The white car attempted to do a three point turn (still in the oncoming traffic lane, mind you) to go around a cement island. One time they tried–two times they tried. I looked at the guy weed whacking. He was bewildered, too. Around the fourth time, the woman succeeded. It gets better.
The car in front of me had lost all their patience. He sped up, cut back over and made his left hand turn. I hang back, again using the “safe distance” defense strategy. The wrong-way car turns left right as the light turns red and the crosswalk changes. A pedestrian pushing someone in a wheelchair is just about to step out when the car whips around the corner. In front of a church.
Thankfully, everyone’s safe.
What on earth is going on, people? Yes, it’s summer and there are always people impatient, lost or driving recklessly. However, I wonder if some of the reasons lay deeper. The social climate in America is tearing apart and differences of beliefs and attitudes pop up like thorny weeds. It’s a divided country of extremes with a terrible captain at the helm leading us deeper into chaos.
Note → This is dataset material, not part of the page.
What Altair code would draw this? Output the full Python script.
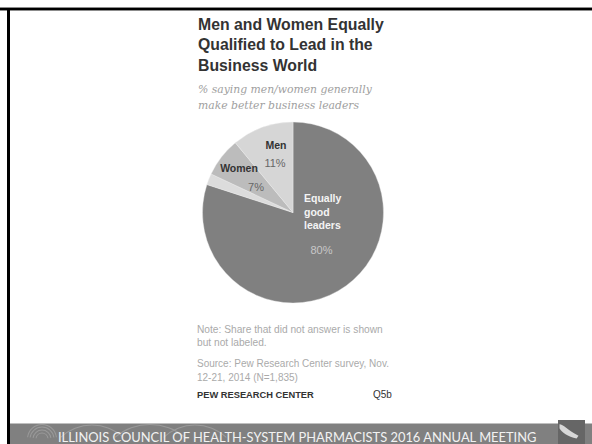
import altair as alt
import pandas as pd

# Pie shares, clockwise from twelve o'clock
slice_names = ["Equally good leaders", "No answer", "Women", "Men"]
slice_shares = [80, 2, 7, 11]
slice_colors = ["#808080", "#dcdcdc", "#bcbcbc", "#d6d6d6"]

title_lines = ["Men and Women Equally", "Qualified to Lead in the", "Business World"]
subtitle_lines = ["% saying men/women generally", "make better business leaders"]
note_lines = ["Note: Share that did not answer is shown", "but not labeled."]
source_lines = ["Source: Pew Research Center survey, Nov.", "12-21, 2014 (N=1,835)"]
credit = "PEW RESEARCH CENTER"
question = "Q5b"
footer = "ILLINOIS COUNCIL OF HEALTH-SYSTEM PHARMACISTS 2016 ANNUAL MEETING"

one = pd.DataFrame({"k": [0]})
TURN = 6.2832


def label(text, x, y, size, color, font="Liberation Sans", weight="normal",
          style="normal", align="left"):
    return (
        alt.Chart(one)
        .mark_text(text=text, font=font, fontSize=size, color=color, fontWeight=weight,
                   fontStyle=style, align=align, baseline="alphabetic")
        .encode(x=alt.value(x), y=alt.value(y))
    )


def box(x, x2, y, y2, color):
    return (
        alt.Chart(one)
        .mark_rect(color=color)
        .encode(x=alt.value(x), x2=alt.value(x2), y=alt.value(y), y2=alt.value(y2))
    )


def ring(cx, cy, r, half_angle, color="#9a9a9a"):
    # A thin arc centred on twelve o'clock
    return (
        alt.Chart(one)
        .mark_arc(innerRadius=r - 0.5, outerRadius=r + 0.5, theta=TURN - half_angle,
                  theta2=TURN + half_angle, color=color)
        .encode(x=alt.value(cx), y=alt.value(cy))
    )


pie_data = pd.DataFrame(
    {"name": slice_names, "share": slice_shares, "rank": range(len(slice_names))}
)
pie = (
    alt.Chart(pie_data)
    .mark_arc(outerRadius=90.5, stroke="#eeeeee", strokeWidth=0.4)
    .encode(
        x=alt.value(293),
        y=alt.value(212.5),
        theta=alt.Theta("share:Q", stack=True),
        order=alt.Order("rank:Q"),
        color=alt.Color(
            "name:N",
            scale=alt.Scale(domain=slice_names, range=slice_colors),
            legend=None,
        ),
    )
)

layers = [
    # Slide frame
    box(0, 592, 7, 11, "#8c8c8c"),
    box(0, 592, 8, 10, "#000000"),
    box(7, 10, 8, 444, "#000000"),
    # Footer band with its ring ornament
    box(10, 592, 423.5, 444, "#808080"),
]
layers += [ring(42, 439, r, 1.45) for r in (6, 9, 12, 14.5)]
layers += [
    ring(92, 471, 46, 0.75),
    ring(150, 479, 54.5, 0.7),
    ring(195, 471, 46, 0.75),
    box(558, 585, 420, 444, "#666666"),
    alt.Chart(one)
    .mark_point(
        shape="M -1 -0.7 C -0.6 -0.7 -0.2 -0.1 1 0.5 L 0.8 0.8 C -0.1 0.6 -0.8 0.1 -1 -0.3 Z",
        size=360, filled=True, color="#d8d8d8", opacity=1,
    )
    .encode(x=alt.value(569), y=alt.value(431)),
    pie,
]

for text, y in zip(title_lines, (30, 50, 71)):
    layers.append(label(text, 198, y, 15.8, "#333333", weight="bold"))
for text, y in zip(subtitle_lines, (93, 109)):
    layers.append(label(text, 198, y, 10.8, "#a0a0a0", font="DejaVu Serif", style="italic"))

# Slice labels
layers += [
    label("Men", 276, 149, 10.5, "#333333", weight="bold", align="center"),
    label("11%", 275, 167, 11, "#666666", align="center"),
    label("Women", 239, 172, 10.5, "#333333", weight="bold", align="center"),
    label("7%", 256, 191, 11, "#666666", align="center"),
    label("Equally", 304, 202, 10.5, "#f4f4f4", weight="bold"),
    label("good", 304, 216, 10.5, "#f4f4f4", weight="bold"),
    label("leaders", 304, 229, 10.5, "#f4f4f4", weight="bold"),
    label("80%", 321.5, 254, 11, "#c8c8c8", align="center"),
]

for text, y in zip(note_lines, (333, 346)):
    layers.append(label(text, 197, y, 10.2, "#aaaaaa"))
for text, y in zip(source_lines, (367, 381)):
    layers.append(label(text, 197, y, 10, "#aaaaaa"))
layers += [
    label(credit, 197, 398, 9.3, "#333333", weight="bold"),
    label(question, 373, 398, 10, "#333333"),
    label(footer, 58, 442, 12.9, "#f2f2f2", font="Lato"),
]

chart = (
    alt.layer(*layers)
    .properties(width=592, height=444, padding=0, background="white",
                autosize=alt.AutoSizeParams(type="none"))
    .configure_view(stroke=None)
)

chart.save("out.html", embed_options={"renderer": "svg", "actions": False})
I listened last week to Jeff Sessions defending separating children from parents at the Mexican-American border. Sessions used an arrogant, impatient tone at whatever media conference he was at. He failed to follow (and I paraphrase) exactly why Americans didn’t understand the need for securing America’s borders. I failed to understand his callousness and hardheartedness.
Stay safe and vigilant, everyone. We live in interesting times.